India is the only country in the world where the urban middle class supports political parties like the Communists. There is no Communist party left in the world including Russia. But strangely, we keep the statues of Marx and Lenin across India whereas in every other country these statues have been toppled.

What is your view of the divestment process? Don't you think the government should get out of businesses like airlines and tourism?

I am not going to argue that the government should completely get out of all the sectors. That is one extreme position, which is not just possible. I think the model that has worked best around the world is the Singapore model. They have a very strong public sector. Who is going to build roads? Who is going to ensure that the power companies work? Who is going to make sure that the mobile operators are paying the right amount for the licences and actually delivering the quality standard? Who is gong to make sure that we should have schools in all the villages in the country?

It is the government's business to take care of these things. I think the government should divest and put the money into education, health care, literacy etc. But it is hard to do it overnight in India. But look at the Eastern European countries, they did it overnight. One fine morning, they said, ok we are going to divest. I feel India is carrying out a homeopathic solution to economics. Very slow, in small doses.
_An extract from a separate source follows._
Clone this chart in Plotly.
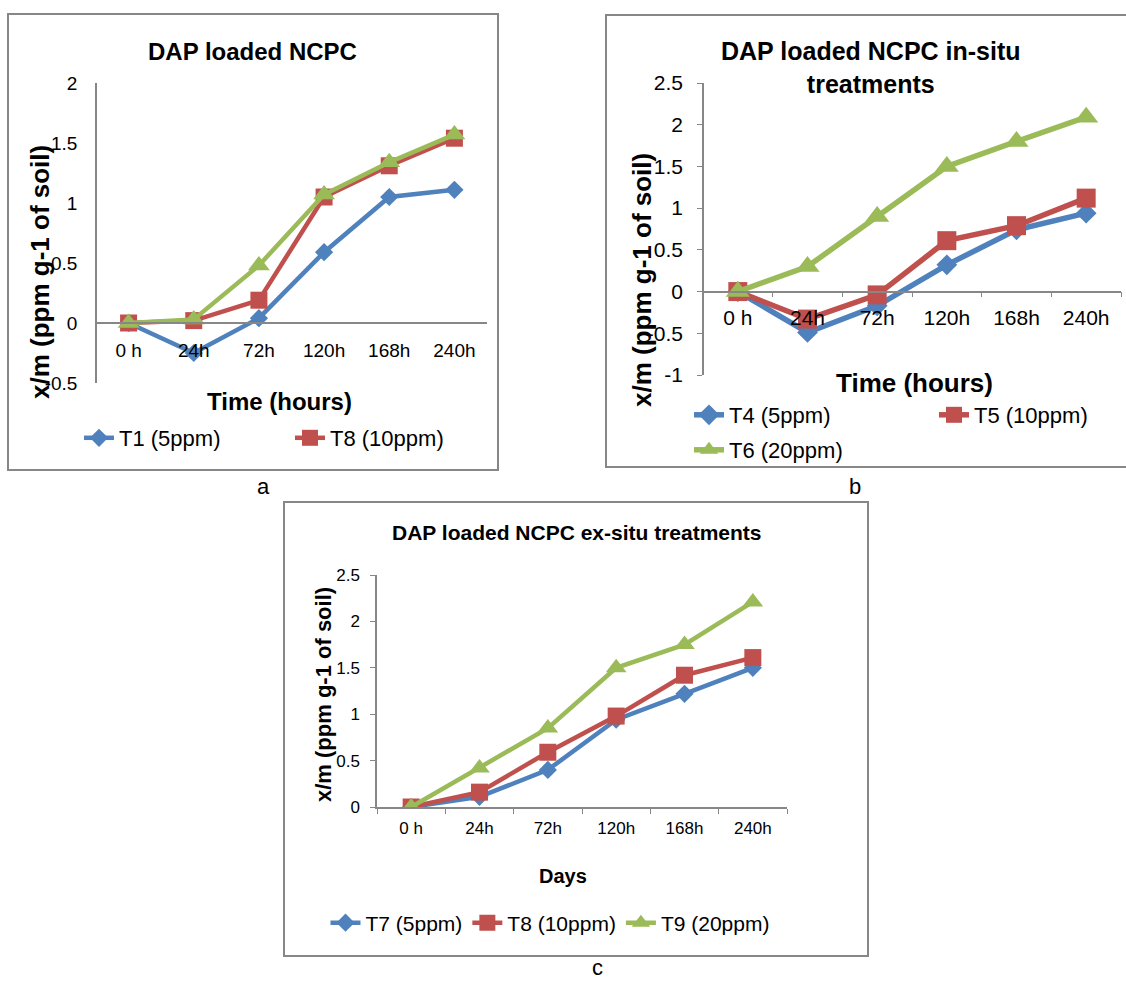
import plotly.graph_objects as go

W, H = 1126, 982

# ---------------- data ----------------
categories = ["0 h", "24h", "72h", "120h", "168h", "240h"]

# panel a
a_names = ["T1 (5ppm)", "T8 (10ppm)", "(20ppm)"]
a_t1 = [0, -0.25, 0.04, 0.59, 1.05, 1.11]
a_t8 = [0, 0.02, 0.19, 1.05, 1.31, 1.54]
a_t20 = [0, 0.03, 0.48, 1.07, 1.34, 1.57]

# panel b
b_names = ["T4 (5ppm)", "T5 (10ppm)", "T6 (20ppm)"]
b_t4 = [0, -0.49, -0.17, 0.32, 0.74, 0.94]
b_t5 = [0, -0.33, -0.04, 0.61, 0.79, 1.12]
b_t6 = [0, 0.3, 0.9, 1.5, 1.8, 2.09]

# panel c
c_names = ["T7 (5ppm)", "T8 (10ppm)", "T9 (20ppm)"]
c_t7 = [0, 0.11, 0.4, 0.94, 1.22, 1.5]
c_t8 = [0, 0.16, 0.59, 0.98, 1.42, 1.61]
c_t9 = [0, 0.42, 0.85, 1.5, 1.75, 2.21]

a_yticks = [-0.5, 0, 0.5, 1, 1.5, 2]
a_ylabels = ["-0.5", "0", "0.5", "1", "1.5", "2"]
b_yticks = [-1, -0.5, 0, 0.5, 1, 1.5, 2, 2.5]
b_ylabels = ["-1", "-0.5", "0", "0.5", "1", "1.5", "2", "2.5"]
c_yticks = [0, 0.5, 1, 1.5, 2, 2.5]
c_ylabels = ["0", "0.5", "1", "1.5", "2", "2.5"]

# ---------------- styles ----------------
BLUE, RED, GREEN = "#4F81BD", "#C0504D", "#9BBB59"
AXC = "#878787"
FONT = "Liberation Sans, Arial, sans-serif"
colors = [BLUE, RED, GREEN]
symbols = ["diamond", "square", "triangle-up"]


def xd(p0, p1):
    return [p0 / W, p1 / W]


def yd(top, bottom):
    return [1 - bottom / H, 1 - top / H]


fig = go.Figure()

panels = [
    ("x", "y", ["legend", "legend", "legend"], a_names, [a_t1, a_t8, a_t20],
     [True, True, False], [14, 17, 19], 4.5),
    ("x2", "y2", ["legend2", "legend2", "legend4"], b_names, [b_t4, b_t5, b_t6],
     [True, True, True], [16, 19, 21], 5.5),
    ("x3", "y3", ["legend3", "legend3", "legend3"], c_names, [c_t7, c_t8, c_t9],
     [True, True, True], [14, 17, 18], 4.5),
]
for xa, ya, lgs, names, series, shows, msz, lw in panels:
    for i, (nm, vals, sh, lg) in enumerate(zip(names, series, shows, lgs)):
        fig.add_trace(go.Scatter(
            x=categories, y=vals, name=nm, mode="lines+markers",
            xaxis=xa, yaxis=ya, legend=lg, showlegend=sh,
            line=dict(color=colors[i], width=lw),
            marker=dict(symbol=symbols[i], size=msz[i], color=colors[i]),
        ))

# domains
a_xd, a_yd, a_yr = xd(96, 487), yd(83, 383), [-0.5, 2]
b_xd, b_yd, b_yr = xd(703, 1121), yd(83, 375), [-1, 2.5]
c_xd, c_yd, c_yr = xd(377, 787), yd(575, 807), [0, 2.5]


def zero_pos(dom, rng):
    return dom[0] + (0 - rng[0]) / (rng[1] - rng[0]) * (dom[1] - dom[0])


common_x = dict(type="category", showgrid=False, showline=True, linecolor=AXC,
                linewidth=1.5, range=[-0.5, 5.5], tickcolor=AXC, zeroline=False,
                tickangle=0)
common_y = dict(showgrid=False, showline=True, linecolor=AXC, linewidth=1.5,
                zeroline=False, tickcolor=AXC)

leg_common = dict(orientation="h", xanchor="left", yanchor="middle",
                  bgcolor="rgba(0,0,0,0)")

fig.update_layout(
    width=W, height=H, margin=dict(l=0, r=0, t=0, b=0, autoexpand=False),
    paper_bgcolor="white", plot_bgcolor="white",
    font=dict(family=FONT, color="black"),
    xaxis=dict(common_x, domain=a_xd, anchor="free", position=zero_pos(a_yd, a_yr),
               ticks="", tickfont=dict(size=19), ticklabelstandoff=10),
    yaxis=dict(common_y, domain=a_yd, anchor="free", position=a_xd[0], range=a_yr,
               tickvals=a_yticks, ticktext=a_ylabels, ticks="",
               tickfont=dict(size=19), ticklabelstandoff=14),
    xaxis2=dict(common_x, domain=b_xd, anchor="free", position=zero_pos(b_yd, b_yr),
                ticks="outside", tickson="boundaries", ticklen=5,
                tickfont=dict(size=21), ticklabelstandoff=7),
    yaxis2=dict(common_y, domain=b_yd, anchor="free", position=b_xd[0], range=b_yr,
                tickvals=b_yticks, ticktext=b_ylabels, ticks="outside", ticklen=5,
                tickfont=dict(size=21), ticklabelstandoff=10),
    xaxis3=dict(common_x, domain=c_xd, anchor="y3",
                ticks="outside", tickson="boundaries", ticklen=5,
                tickfont=dict(size=17), ticklabelstandoff=5),
    yaxis3=dict(common_y, domain=c_yd, anchor="x3", range=c_yr,
                tickvals=c_yticks, ticktext=c_ylabels, ticks="outside", ticklen=5,
                tickfont=dict(size=17), ticklabelstandoff=7),
    legend=dict(leg_common, x=79 / W, y=1 - 438 / H, font=dict(size=22), entrywidth=166),
    legend2=dict(leg_common, x=689 / W, y=1 - 415 / H, font=dict(size=22), entrywidth=200),
    legend4=dict(leg_common, x=689 / W, y=1 - 450 / H, font=dict(size=22)),
    legend3=dict(leg_common, x=550 / W, y=1 - 923 / H, xanchor="center", font=dict(size=21)),
)

# panel borders
for (x0, y0, x1, y1) in [(8, 14, 498, 470), (606, 15, 1140, 467), (284, 502, 868, 956)]:
    fig.add_shape(type="rect", xref="paper", yref="paper",
                  x0=x0 / W, x1=x1 / W, y0=1 - y1 / H, y1=1 - y0 / H,
                  line=dict(color=AXC, width=2), fillcolor="rgba(0,0,0,0)", layer="below")


def ann(text, px, py, size, bold=True, angle=0, yanchor="middle"):
    fig.add_annotation(text=f"<b>{text}</b>" if bold else text,
                       x=px / W, y=1 - py / H, xref="paper", yref="paper",
                       showarrow=False, textangle=angle, xanchor="center", yanchor=yanchor,
                       font=dict(size=size, family=FONT, color="black"))


# titles
ann("DAP loaded NCPC", 252, 52, 24)
ann("DAP loaded NCPC in-situ<br>treatments", 871, 67, 25)
ann("DAP loaded NCPC ex-situ treatments", 577, 532, 21)
# axis titles
ann("Time (hours)", 279, 402, 24)
ann("x/m (ppm g-1 of soil)", 40, 272, 26, angle=-90)
ann("Time (hours)", 914, 383, 26)
ann("x/m (ppm g-1 of soil)", 642, 280, 26, angle=-90)
ann("Days", 563, 876, 20)
ann("x/m (ppm g-1 of soil)", 323, 695, 22, angle=-90)
# panel letters
ann("a", 263, 487, 22, bold=False)
ann("b", 855, 487, 22, bold=False)
ann("c", 597, 982, 22, bold=False, yanchor="bottom")

fig.write_html("out.html")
This homeopathic economics has to stop.

Is politics the stumbling block in India?

Politics and trade unionism. Everywhere you go in India, you will see government employees protesting, not working. It is an irony. You know, all these government workers are a privileged people. The bank employees, the insurance people, the schoolteachers… these people who are protesting against divestment, privatisation and globalisation are the privileged people who get their monthly salaries. The sad thing about India is that nobody is talking about the people who are sleeping on the pavements and living in the slums of Bombay. That is the strange politics and economics in India.